コムニオ2月号で斎藤菜穂子さんが推薦図書として取り上げた帚木蓬生著『守教』(新潮社刊)が今月初め、吉川英治文学賞を受賞しました。受賞を伝えるニュースには、“隠れキリシタンの魂の叫びが甦る! 慟哭の歴史巨編”という見出しが書かれていました。

福岡県南部、小郡(おごうり)市出身の著者は、これまで筑後川水利事業に命をかけた五庄屋の物語である『水神』、圧政にあえぐ農村と医師の姿を描いた『天に星 地に花』を世に出していましたが、それらに続く「久留米藩三部作」の3作目にあたる『守教』を昨年9月に発表しました。著者は中学生時代、福岡県大刀洗町の田園地帯に立っている赤レンガ造りの今村カトリック教会の側を自転車で通りながら、「何でこげな立派な教会があるとじゃろ」と、不思議に思っていたといいます。半世紀余りたって、天主堂建設につながるこの地のキリスト教信仰史を大河小説で見事に描き出しました。それが栄誉ある文学賞を受賞するとは私たちカトリック者にとっては実に嬉しい限りです。
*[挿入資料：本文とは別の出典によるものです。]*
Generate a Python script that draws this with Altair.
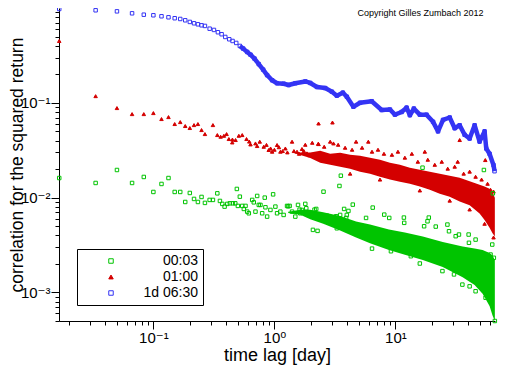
import altair as alt
import pandas as pd

FONT = "Liberation Sans, DejaVu Sans, sans-serif"
SERIES = ["00:03", "01:00", "1d 06:30"]
COLORS = ["#00c400", "#d40000", "#3434f4"]
SHAPES = ["square", "triangle-up", "square"]
FILLS = ["transparent", "#d40000", "transparent"]

# ---- tick values (log axes) ----
X_TICKS = [0.02, 0.03, 0.04, 0.05, 0.06, 0.07, 0.08, 0.09, 0.1,
           0.2, 0.3, 0.4, 0.5, 0.6, 0.7, 0.8, 0.9, 1,
           2, 3, 4, 5, 6, 7, 8, 9, 10, 20, 30, 40, 50, 60]
Y_TICKS = [0.0005, 0.0006, 0.0007, 0.0008, 0.0009, 0.001,
           0.002, 0.003, 0.004, 0.005, 0.006, 0.007, 0.008, 0.009, 0.01,
           0.02, 0.03, 0.04, 0.05, 0.06, 0.07, 0.08, 0.09, 0.1,
           0.2, 0.3, 0.4, 0.5, 0.6, 0.7, 0.8, 0.9]
MAJOR_VALUES = ["0.001", "0.01", "0.1", "1", "10"]
MAJOR_LABELS = ["10⁻³", "10⁻²", "10⁻¹", "10⁰", "10¹"]

# ---- 1d 06:30 (blue squares) ----
b_lag = [0.01667, 0.03333, 0.05, 0.06667, 0.08333, 0.1, 0.1167, 0.1333, 0.15, 0.1667,
         0.1833, 0.2, 0.2167, 0.2333, 0.25, 0.2667, 0.2917, 0.3166, 0.3414, 0.3663,
         0.3928, 0.4237, 0.4511, 0.4839, 0.518, 0.5525, 0.5959, 0.6345, 0.6844, 0.7427,
         0.807, 0.8707, 0.9574, 1.052, 1.192, 1.311, 1.489, 1.8, 1.978, 2.246,
         2.629, 2.985, 3.281, 3.677, 3.966, 4.494, 5.104, 6.37, 7.697, 9.01,
         9.906, 11.25, 12.37, 13.16, 14.2, 15.91, 18.06, 20.47, 22.5, 24.74,
         28.09, 30.89, 33.96, 37.33, 41.04, 45.12, 49.6, 54.54, 56.3, 59.96,
         64.67, 65.9]
b_val = [0.976, 0.946, 0.922, 0.879, 0.85, 0.838, 0.818, 0.798, 0.78, 0.766,
         0.742, 0.713, 0.69, 0.673, 0.657, 0.647, 0.605, 0.587, 0.555, 0.529,
         0.495, 0.468, 0.449, 0.428, 0.398, 0.373, 0.344, 0.322, 0.293, 0.256,
         0.224, 0.196, 0.173, 0.161, 0.159, 0.154, 0.161, 0.168, 0.162, 0.147,
         0.143, 0.131, 0.119, 0.128, 0.116, 0.091, 0.100, 0.104, 0.084, 0.085,
         0.075, 0.080, 0.089, 0.074, 0.087, 0.075, 0.075, 0.063, 0.050, 0.066,
         0.070, 0.054, 0.058, 0.046, 0.042, 0.058, 0.039, 0.050, 0.033, 0.029,
         0.022, 0.019]

# ---- 01:00 (red triangles) ----
r_lag = [0.01667, 0.03333, 0.05, 0.06667, 0.08333, 0.1, 0.1167, 0.1333, 0.15, 0.1667,
         0.1833, 0.2, 0.2167, 0.2333, 0.25, 0.2667, 0.3105, 0.3376, 0.3594, 0.3826,
         0.4026, 0.4205, 0.45, 0.4486, 0.4775, 0.5084, 0.5422, 0.5884, 0.62, 0.6345,
         0.6976, 0.72, 0.7568, 0.8163, 0.86, 0.8975, 0.93, 0.9574, 1.0, 1.052,
         1.09, 1.121, 1.17, 1.232, 1.28, 1.399, 1.45, 1.538, 1.6, 1.69,
         1.75, 1.858, 1.95, 2.106, 2.315, 2.315, 2.546, 3.018, 3.076, 3.493,
         3.966, 5.97, 33.96, 55.3,
         1.8, 2.055, 2.302, 2.579, 2.891, 3.363, 3.84, 4.385, 4.73, 5.301,
         6.406, 7.178, 8.04, 9.359, 10.49, 11.97, 13.67, 15.32, 17.49, 18.51,
         21.14, 24.14, 27.05, 30.89, 32.69, 36.63, 41.04, 45.98, 51.52, 57.72,
         61.09, 64.67, 4.222, 7.455, 15.91, 28.09, 41.04, 54.54, 64.67]
r_val = [0.449, 0.1176, 0.088, 0.076, 0.076, 0.0779, 0.0674, 0.0707, 0.0597, 0.0626,
         0.0569, 0.0542, 0.0582, 0.0597, 0.0516, 0.0468, 0.0582, 0.0457, 0.0439, 0.0449,
         0.0468, 0.0415, 0.041, 0.0382, 0.0405, 0.0449, 0.0457, 0.0415, 0.039, 0.0364,
         0.0373, 0.035, 0.0389, 0.0344, 0.036, 0.0318, 0.033, 0.0305, 0.032, 0.0359,
         0.034, 0.0305, 0.031, 0.033, 0.030, 0.0389, 0.031, 0.0305, 0.029, 0.0326,
         0.031, 0.0293, 0.028, 0.0281, 0.0605, 0.0367, 0.0281, 0.062, 0.0373, 0.0249,
         0.0239, 0.0389, 0.0405, 0.0249,
         0.0361, 0.0379, 0.037, 0.0344, 0.0389, 0.0361, 0.0336, 0.032, 0.0389, 0.0336,
         0.0305, 0.032, 0.029, 0.0283, 0.0305, 0.0264, 0.029, 0.0239, 0.0305, 0.0251,
         0.0222, 0.0239, 0.0202, 0.0212, 0.0239, 0.0179, 0.0188, 0.0166, 0.0155, 0.014,
         0.0121, 0.0116, 0.0179, 0.0155, 0.0119, 0.0093, 0.0075, 0.0053, 0.0038]

# red dense band (upper / lower envelope)
rb_lag = [1.45, 1.978, 2.391, 2.891, 3.493, 4.222, 5.104, 6.168, 7.455, 9.01, 10.89,
          13.16, 15.91, 19.23, 23.25, 28.09, 33.96, 41.04, 49.6, 54.54, 59.96,
          63.46, 66.3]
rb_hi = [0.0300, 0.0300, 0.0313, 0.0290, 0.0298, 0.0283, 0.0277, 0.0264, 0.0251, 0.0233, 0.0222,
         0.0207, 0.0197, 0.0188, 0.0179, 0.0170, 0.0162, 0.0149, 0.0137, 0.0131, 0.0124,
         0.0113, 0.0100]
rb_lo = [0.0296, 0.0262, 0.0233, 0.0222, 0.0212, 0.0202, 0.0188, 0.0179, 0.0166, 0.0155, 0.0147,
         0.0140, 0.0131, 0.0121, 0.0110, 0.0102, 0.0091, 0.0083, 0.0068, 0.0058, 0.0048,
         0.0042, 0.0039]

# ---- 00:03 (green squares) ----
g_lag = [0.01667, 0.03333, 0.05, 0.06667, 0.08333, 0.1, 0.1167, 0.1333, 0.15, 0.1667,
         0.1833, 0.2, 0.2167, 0.2333, 0.25, 0.2667, 0.2917, 0.3105, 0.3376, 0.3547,
         0.3711, 0.3877, 0.408, 0.4286, 0.4537, 0.4749, 0.4895, 0.4988, 0.518, 0.5422,
         0.5589, 0.5773, 0.5959, 0.6146, 0.6554, 0.6755, 0.6976, 0.7204, 0.7427, 0.7671,
         0.7922, 0.8322, 0.8433, 0.8707, 0.927, 0.9757, 1.019, 1.052, 1.12, 1.192,
         1.272, 1.297, 1.336, 1.399, 1.489, 1.567, 1.615, 1.637, 1.69, 1.8,
         1.834, 1.915, 2.043, 2.082, 2.146, 2.175, 2.216, 2.272, 2.546, 2.715,
         2.891, 3.237, 3.281, 3.447, 3.493, 3.54, 3.768, 3.914, 3.966, 4.089,
         4.443, 5.72, 6.406, 6.492, 8.087, 8.89, 9.183, 11.75, 11.82, 13.41,
         15.91, 16.75, 17.26, 18.41, 18.87, 21.54, 24.46, 26.89, 27.72, 30.48,
         31.48, 33.5, 35.74, 40.27, 40.5, 41.04, 45.98, 45.98, 53.83, 55.6,
         55.6, 61.09, 63.1, 63.8, 65.05, 66.3]
g_val = [0.0161, 0.01428, 0.01957, 0.01428, 0.01652, 0.01148, 0.01394, 0.0161, 0.01148, 0.01148,
         0.009, 0.0112, 0.00969, 0.009, 0.01017, 0.0088, 0.00946, 0.00946, 0.0111, 0.00923,
         0.00859, 0.00804, 0.00859, 0.00871, 0.00871, 0.00871, 0.01235, 0.00818, 0.01024, 0.00818,
         0.0076, 0.00818, 0.00712, 0.00684, 0.00946, 0.00892, 0.00712, 0.01042, 0.00838, 0.00838,
         0.00684, 0.01, 0.00791, 0.00631, 0.00742, 0.01083, 0.00804, 0.00684, 0.00712, 0.00657,
         0.00818, 0.0081, 0.00818, 0.00712, 0.00631, 0.00838, 0.00747, 0.00684, 0.00742, 0.00859,
         0.00772, 0.00657, 0.00684, 0.00457, 0.00747, 0.00631, 0.0076, 0.00446, 0.01156, 0.00646,
         0.00559, 0.00636, 0.00475, 0.01328, 0.00657, 0.01704, 0.0076, 0.00611, 0.00657, 0.00724,
         0.00844, 0.00611, 0.0029, 0.00785, 0.00662, 0.00611, 0.00272, 0.00616, 0.00542, 0.00241,
         0.00202, 0.0207, 0.00499, 0.00563, 0.00616, 0.00495, 0.00168, 0.0052, 0.00442, 0.00155,
         0.00392, 0.00408, 0.00121, 0.00408, 0.00334, 0.00116, 0.00361, 0.00103, 0.01957, 0.00251,
         0.00088, 0.00251, 0.0032, 0.0111, 0.00232, 0.0005]

# green dense band (upper / lower envelope)
gb_lag = [1.3, 1.637, 1.978, 2.532, 3.493, 4.73, 6.168, 8.84, 11.97, 16.84, 24.6,
          35.94, 45.12, 52.52, 59.96, 63.46, 66.3]
gb_hi = [0.0071, 0.00747, 0.00747, 0.0070, 0.0064, 0.0056, 0.0052, 0.0046, 0.0043, 0.0039, 0.0034,
         0.00305, 0.0029, 0.0028, 0.0026, 0.00245, 0.0022]
gb_lo = [0.0069, 0.0066, 0.0059, 0.0053, 0.0045, 0.0038, 0.0033, 0.0028, 0.0025, 0.0022, 0.00185,
         0.00145, 0.0012, 0.00097, 0.00072, 0.00057, 0.0005]

# ---- tables ----
pts = pd.DataFrame({
    "lag": b_lag + r_lag + g_lag,
    "val": b_val + r_val + g_val,
    "series": [SERIES[2]] * len(b_lag) + [SERIES[1]] * len(r_lag) + [SERIES[0]] * len(g_lag),
})
blue_line = pd.DataFrame({"lag": b_lag, "val": b_val})
red_band = pd.DataFrame({"lag": rb_lag, "hi": rb_hi, "lo": rb_lo})
green_band = pd.DataFrame({"lag": gb_lag, "hi": gb_hi, "lo": gb_lo})

major_test = " || ".join(f"datum.value == {v}" for v in MAJOR_VALUES)
label_expr = "".join(f"datum.value == {v} ? '{t}' : " for v, t in zip(MAJOR_VALUES, MAJOR_LABELS)) + "''"
tick_cond = {"condition": {"test": major_test, "value": 8}, "value": 4}

common_axis = dict(
    labelExpr=label_expr, tickSize=tick_cond, tickWidth=1, tickColor="black",
    domainColor="black", domainWidth=1, labelColor="black", labelFont=FONT,
    labelFontSize=15, labelFlush=False, labelOverlap=False, grid=False,
    titleFont=FONT, titleFontWeight="normal", titleColor="black",
    titleBaseline="alphabetic",
)
x_axis = alt.Axis(values=X_TICKS, title="time lag [day]", titleY=39, titleFontSize=18,
                  labelPadding=1, **common_axis)
y_axis = alt.Axis(values=Y_TICKS, title="correlation for the squared return", titleX=-37,
                  titleFontSize=17.5, labelPadding=1, **common_axis)

x_scale = alt.Scale(type="log", domain=[0.0166, 66.5], nice=False)
y_scale = alt.Scale(type="log", domain=[0.0005, 1], nice=False)

X = alt.X("lag:Q", scale=x_scale, axis=x_axis)
Y = alt.Y("val:Q", scale=y_scale, axis=y_axis)
Yhi = alt.Y("hi:Q", scale=y_scale, axis=y_axis)

blue_layer = alt.Chart(blue_line).transform_filter("datum.lag >= 0.5").mark_line(
    color=COLORS[2], strokeWidth=4.5, strokeJoin="round", opacity=1
).encode(x=X, y=Y)

red_area = alt.Chart(red_band).mark_area(color=COLORS[1], opacity=1).encode(
    x=X, y=Yhi, y2="lo:Q")
green_area = alt.Chart(green_band).mark_area(color=COLORS[0], opacity=1).encode(
    x=X, y=Yhi, y2="lo:Q")

leg = alt.Legend(
    title=None, orient="none", legendX=18, legendY=241, strokeColor="black",
    fillColor="white", padding=5, symbolOffset=22, symbolSize=20, symbolStrokeWidth=1,
    labelAlign="right", labelOffset=80, labelFont=FONT, labelFontSize=14,
    labelColor="black", rowPadding=2,
)

points = alt.Chart(pts).mark_point(filled=False, size=12, strokeWidth=1, opacity=1).encode(
    x=X, y=Y,
    stroke=alt.Stroke("series:N", scale=alt.Scale(domain=SERIES, range=COLORS), legend=leg),
    fill=alt.Fill("series:N", scale=alt.Scale(domain=SERIES, range=FILLS), legend=leg),
    shape=alt.Shape("series:N", scale=alt.Scale(domain=SERIES, range=SHAPES), legend=leg),
)

chart = alt.layer(blue_layer, red_area, green_area, points).properties(
    width=436, height=313,
    autosize=alt.AutoSizeParams(type="none"),
    padding={"left": 51, "top": 0, "right": 9, "bottom": 45},
    title=alt.TitleParams("Copyright Gilles Zumbach 2012", anchor="end", fontSize=9,
                          font=FONT, fontWeight="normal", color="black", offset=-13, dx=-15),
).configure_view(stroke=None)

chart.save("out.html", embed_options={"renderer": "svg", "actions": False})
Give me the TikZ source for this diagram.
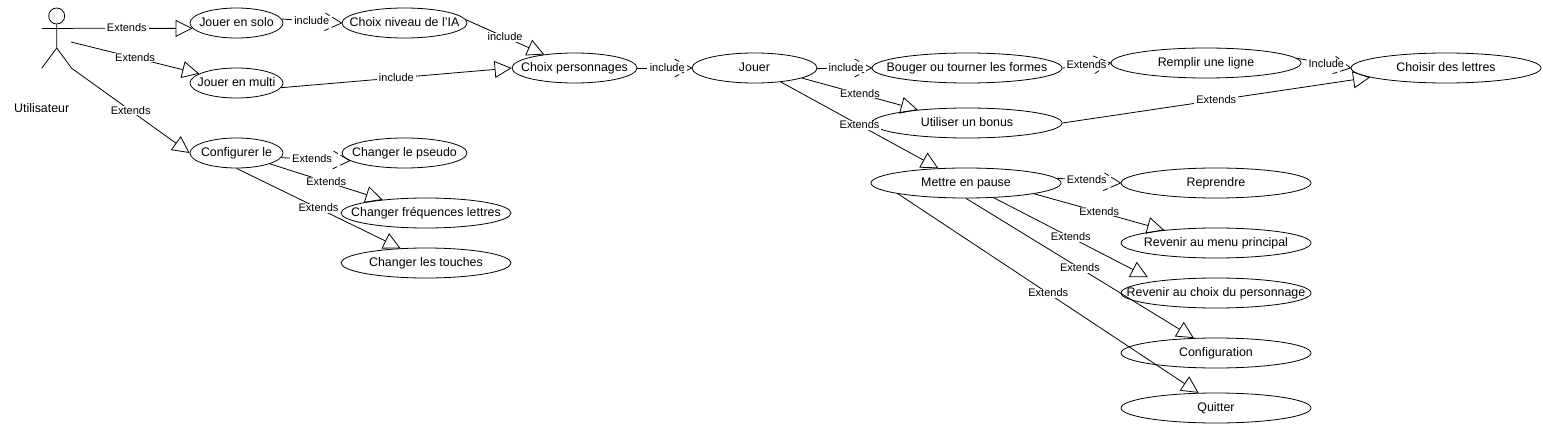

著者はキリスト者ではありません。しかし九大医学部卒業後、仏国の病院神経精神科での2年間の研修体験、南仏のカタリ派異端を扱った『聖杯の暗号』、女子パウロ会から出した『むらさき色の滝』『つなみとゴンとコン』という2冊の絵本の刊行。2015年9月ルルドで開かれた医学会に、小倉金曜会のメンバー9名の一員として参加し、ロウソク行列にも参加した体験を持ち、その時の記録論文「聖地ルルドの医学検証所と患者受け入れ病院を訪ねて」を本名(森山成彬)の名で「臨床精神医学」第45巻第8号に発表しています。『守教』執筆にあたり、ザビエルから明治初期に至る3百年に関する関連文献を読みこんだことからも、著者のキリスト教理解の広さと深さを伺い知ることが出来ます。

今村は戦国期のキリシタン大名大友宗麟の領地でした。『守教』の中で宗麟は、今村など約20ヵ村を統べる大庄屋に家臣の右馬助を任じ、“小さなイエズス教徒の王国を打ち立てよ”との願いを託します。その後の禁令や厳しい迫害の嵐の中で右馬助の子孫や領民の目を通して、信仰を守り続けた「小さな王国」の3百年が描かれています。皆様もぜひ、ご一読なさってみてください。一押しの感動歴史小説です。